In this activity, the goal is to determine and rank the top-selling items based on their total sales for each individual year from 2017 to 2020. Group merged data by YEAR and ITEM TYPE and reset the index. Then sort the aggregated data in descending order based on total sales for each year. Your final result should be stored in the variable: yearly_item_sales_sorted.

Concatenate selected datasets to ensure the analysis focuses solely on years 2018, 2019, and 2020. Next, group the data by SUPPLIER and TOTAL SALES(Make sure to create this column anew and reset the index ) and calculate the total sales contributed by each supplier across these three years. Finally sort the results to identify the top ten performing suppliers in terms of sales contribution. Store your result in the variable: supplier_sales_contribution_sorted.

Begin by merging the datasets in question, then filter the merged dataset to include WINE, BEER and LIQUOR. Next, aggregate the filtered data by YEAR and SUPPLIER, calculating the total sales for wine attributed to each supplier annually and reset the index. Using these aggregated results, identify the supplier with the highest total wine sales for each year within the dataset. Store your final output in the variable: top_supplier_wine.

Combine the datasets for all years and group the combined dataset by the SUPPLIER column and count the unique ITEM TYPE entries for each supplier, then calculate the number of unique items each supplier provides. The resulting DataFrame(using .reset_index()) will contain two columns: SUPPLIER and UNIQUE_ITEM_COUNT. Store your final output in the variable: unique_items_per_supplier.

Using the output from the previous, sort unique_items_per_supplier in descending order based on the count of unique item codes to identify the top suppliers with the most diverse product portfolios. Finally, display the top 10 result in the variable top_10_suppliers_by_items

Begin by applying a dictionary that maps numeric month values to month names to a combined dataset of all years, creating a new MONTH_NAME column. Group this DataFrame by YEAR and MONTH_NAME and calculate the average sales per month. Reset the index and then identify the months with the highest average sales yearly. Store your output as best_months.

Start by merging the datasets for years before 2020. Filter the combined DataFrame to include only entries where the ITEM TYPE is BEER. Next, compute a TOTAL SALES column and group the data by YEAR and MONTH(resetting the index), summing the TOTAL SALES for each month. Store your final result in beer_sales_by_month.

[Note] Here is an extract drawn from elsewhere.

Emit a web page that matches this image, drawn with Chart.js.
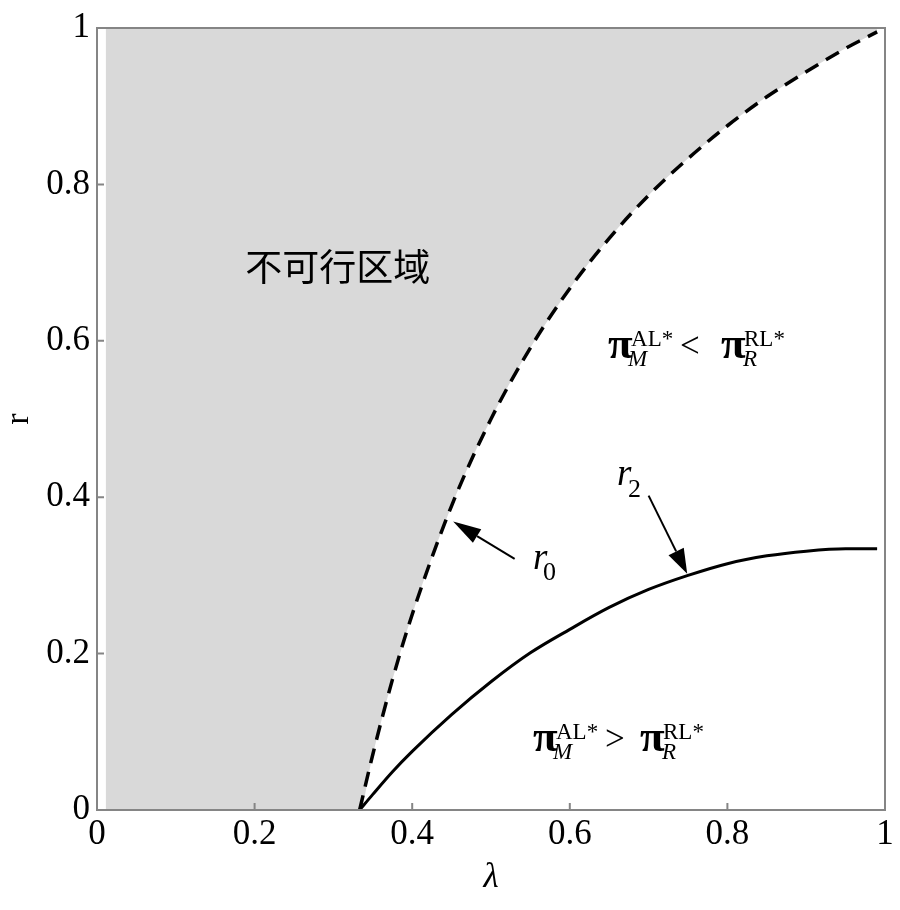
<!DOCTYPE html>
<html>
<head>
<meta charset="utf-8">
<script src="https://cdn.jsdelivr.net/npm/chart.js@4.4.1/dist/chart.umd.min.js"></script>
<style>
  html, body { margin: 0; padding: 0; background: #fff; }
</style>
</head>
<body>
<canvas id="chart" width="900" height="910"></canvas>
<script>
// values
const lambdaVals = [0.3333, 0.35, 0.375, 0.4, 0.45, 0.5, 0.55, 0.6, 0.65, 0.7, 0.75, 0.8, 0.85, 0.9, 0.95, 0.99];
const r0Vals = [0, 0.071, 0.167, 0.25, 0.389, 0.5, 0.591, 0.667, 0.731, 0.786, 0.833, 0.875, 0.912, 0.944, 0.974, 0.995];
const r2Vals = [0, 0.020, 0.049, 0.075, 0.122, 0.164, 0.201, 0.231, 0.259, 0.282, 0.300, 0.315, 0.325, 0.331, 0.334, 0.334];
// left edge of the shaded (infeasible) region, along r = 0
const boundaryLambda = [0.011, 0.3333];
const boundaryR = [0, 0];
const tickVals = [0, 0.2, 0.4, 0.6, 0.8, 1];

const toPts = (xs, ys) => xs.map((v, i) => ({ x: v, y: ys[i] }));

const SERIF = "'Liberation Serif', 'DejaVu Serif', serif";

// frame + inward ticks
const framePlugin = {
    id: "frame",
    afterDatasetsDraw(chart) {
        const { ctx, chartArea: a, scales: { x, y } } = chart;
        ctx.save();
        ctx.strokeStyle = "#858585";
        ctx.lineWidth = 2;
        ctx.strokeRect(a.left, a.top, a.right - a.left, a.bottom - a.top);
        ctx.beginPath();
        tickVals.forEach(v => {
            const px = x.getPixelForValue(v);
            ctx.moveTo(px, a.bottom);
            ctx.lineTo(px, a.bottom - 7);
            const py = y.getPixelForValue(v);
            ctx.moveTo(a.left, py);
            ctx.lineTo(a.left + 7, py);
        });
        ctx.stroke();
        ctx.restore();
    }
};

function arrow(ctx, x1, y1, x2, y2, headLen, headW) {
    const ang = Math.atan2(y2 - y1, x2 - x1);
    const bx = x2 - headLen * Math.cos(ang), by = y2 - headLen * Math.sin(ang);
    ctx.beginPath();
    ctx.moveTo(x1, y1);
    ctx.lineTo(bx, by);
    ctx.stroke();
    ctx.beginPath();
    ctx.moveTo(x2, y2);
    ctx.lineTo(bx + headW / 2 * Math.sin(ang), by - headW / 2 * Math.cos(ang));
    ctx.lineTo(bx - headW / 2 * Math.sin(ang), by + headW / 2 * Math.cos(ang));
    ctx.closePath();
    ctx.fill();
}

// pi_M^{AL*} (rel) pi_R^{RL*}
function piLabel(ctx, px, py, rel, relDx, pi2Dx) {
    ctx.textBaseline = "alphabetic";
    ctx.textAlign = "left";
    ctx.font = "bold 45px " + SERIF;
    ctx.fillText("π", px, py);
    ctx.fillText("π", px + pi2Dx, py);
    ctx.font = "23px " + SERIF;
    ctx.fillText("AL*", px + 23, py - 12);
    ctx.fillText("RL*", px + pi2Dx + 23, py - 12);
    ctx.font = "italic 23px " + SERIF;
    ctx.fillText("M", px + 20, py + 8);
    ctx.fillText("R", px + pi2Dx + 22, py + 8);
    ctx.font = "35px " + SERIF;
    ctx.fillText(rel, px + relDx, py - 1);
}

const annotPlugin = {
    id: "annot",
    afterDraw(chart) {
        const { ctx, scales: { x, y } } = chart;
        const X = v => x.getPixelForValue(v), Y = v => y.getPixelForValue(v);
        ctx.save();
        ctx.fillStyle = "#000";
        ctx.strokeStyle = "#000";

        ctx.font = "37px 'Noto Sans CJK SC'";
        ctx.textBaseline = "middle";
        ctx.fillText("不可行区域", X(0.188), Y(0.695));

        piLabel(ctx, X(0.6485), Y(0.5774), "<", 72, 113);
        piLabel(ctx, X(0.5533), Y(0.0749), ">", 72, 107);

        ctx.textBaseline = "alphabetic";
        ctx.font = "italic 37px " + SERIF;
        ctx.fillText("r", X(0.5533), Y(0.3084));
        ctx.fillText("r", X(0.6599), Y(0.415));
        ctx.font = "26px " + SERIF;
        ctx.fillText("0", X(0.5533) + 10, Y(0.3084) + 11);
        ctx.fillText("2", X(0.6599) + 11, Y(0.415) + 12);

        ctx.lineWidth = 2;
        arrow(ctx, X(0.530), Y(0.321), X(0.452), Y(0.369), 28, 16);
        arrow(ctx, X(0.700), Y(0.402), X(0.749), Y(0.302), 25, 17);
        ctx.restore();
    }
};

new Chart(document.getElementById("chart"), {
    type: "scatter",
    data: {
        datasets: [
            {
                label: "r0",
                data: toPts(lambdaVals, r0Vals),
                showLine: true,
                borderColor: "#000",
                borderWidth: 3.5,
                borderDash: [15, 9],
                pointRadius: 0,
                fill: false,
                cubicInterpolationMode: "monotone",
                order: 1
            },
            {
                label: "r2",
                data: toPts(lambdaVals, r2Vals),
                showLine: true,
                borderColor: "#000",
                borderWidth: 3,
                pointRadius: 0,
                fill: false,
                cubicInterpolationMode: "monotone",
                order: 1
            },
            {
                // shaded infeasible region above r0 (drawn underneath)
                data: toPts(boundaryLambda, boundaryR).concat(toPts(lambdaVals, r0Vals)),
                showLine: true,
                borderWidth: 0,
                borderColor: "rgba(0,0,0,0)",
                backgroundColor: "#d9d9d9",
                fill: "end",
                pointRadius: 0,
                cubicInterpolationMode: "monotone",
                order: 10
            }
        ]
    },
    options: {
        responsive: false,
        devicePixelRatio: 1,
        animation: false,
        layout: { padding: { top: 21, right: 15, left: 0, bottom: 0 } },
        plugins: { legend: { display: false }, tooltip: { enabled: false } },
        scales: {
            x: {
                type: "linear",
                min: 0,
                max: 1,
                afterFit: s => { s.height = 100; },
                grid: { display: false, drawTicks: false },
                border: { display: false },
                ticks: {
                    stepSize: 0.2,
                    maxRotation: 0,
                    padding: 4,
                    color: "#000",
                    font: { family: SERIF, size: 35 },
                    callback: v => String(+v.toFixed(1))
                },
                title: {
                    display: true,
                    text: "λ",
                    color: "#000",
                    font: { family: SERIF, size: 35, style: "italic", lineHeight: 1 },
                    padding: { top: 0, bottom: 15 }
                }
            },
            y: {
                type: "linear",
                min: 0,
                max: 1,
                afterFit: s => { s.width = 97; },
                grid: { display: false, drawTicks: false },
                border: { display: false },
                ticks: {
                    stepSize: 0.2,
                    padding: 7,
                    color: "#000",
                    font: { family: SERIF, size: 35 },
                    callback: v => String(+v.toFixed(1))
                },
                title: {
                    display: true,
                    text: "r",
                    color: "#000",
                    font: { family: SERIF, size: 34, lineHeight: 1 },
                    padding: { top: 2, bottom: 0 }
                }
            }
        }
    },
    plugins: [framePlugin, annotPlugin]
});
</script>
</body>
</html>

Calculate and compare the total sales revenue generated through warehouse channels versus retail channels for each year from 2017 to 2020.

Aggregate the merged DataFrame by YEAR, summing up the total WAREHOUSE SALES and RETAIL SALES for each year. The resulting output: sales_comparison DataFrame is then filtered for retail and warehouse sales individually. Merge the result of retail and warehouse sales, and store in the variable: merged_sales.

We aim to find out the average value of each transaction for every sales channel across all years from 2017 to 2020. To do this, we need the total sales amount per transaction, aggregated by year and sales channel. Once we have this, we can determine whether transaction sizes vary depending on whether the sales were warehouse or retail.

First, use the merged DataFrame and aggregate it by both YEAR and ITEM TYPE. Calculate the total sales using .sum() function and count the number of transactions using .count() function for each item type in each year.

With the total sales and transaction count in hand, compute the average sales per transaction by dividing the total sales by the number of transactions. Append this calculation as a new column AVG_SALES_PER_TRANSACTION to your DataFrame.

Finally, store your output to the variable: :average_sales_comparison.

Merge selected datasets, to include the years in question, then group the merged DataFrame by YEARand aggregate the sum of WAREHOUSE SALES, RETAIL SALES, and TOTAL SALES. Next, calculate the percentage contribution of warehouse and retail sales to the total sales for each year. This is achieved by dividing the sum of WAREHOUSE SALES and RETAIL SALES by TOTAL SALES and multiplying by 100. Store your final output in the variable: sales_contribution.

Do certain suppliers dominate one channel over the other, and what factors might influence these preferences?

First, create a new DataFrame by grouping the merged DataFrame for all years by SUPPLIER and ITEM TYPE and aggregating the sum of RETAIL SALES and WAREHOUSE SALES. Then calculate the total sales for each supplier across both channels by adding RETAIL SALES and WAREHOUSE SALES. Next, compute the percentage of sales contributed by each channel relative to the total sales for each supplier. This is done by dividing RETAIL SALES and WAREHOUSE SALES by TOTAL SALES and multiplying by 100. Finally, identify suppliers that dominate each channel based on higher percentage sales. Suppliers with a higher percentage of retail sales compared to warehouse sales are categorized as retail-dominant, while those with higher warehouse sales percentages are classified as warehouse-dominant. Combine both results and store in the variable: dominant_suppliers.

Group the combined data for all years by Year and Item Type, aggregating the sum of Retail Sales and Warehouse Sales. At the same time, calculate the total sales per year across both channels; for this, reset the index for both computations. Merge the aggregated item sales data with the total sales data to compute the percentage of total sales contributed by each item type in each channel. Achieve this by dividing the Retail Sales Item and Warehouse Sales Item by the Retail Sales Total and Warehouse Sales Total, respectively, and then multiplying by 100. The resulting DataFrame: item_sales is your result.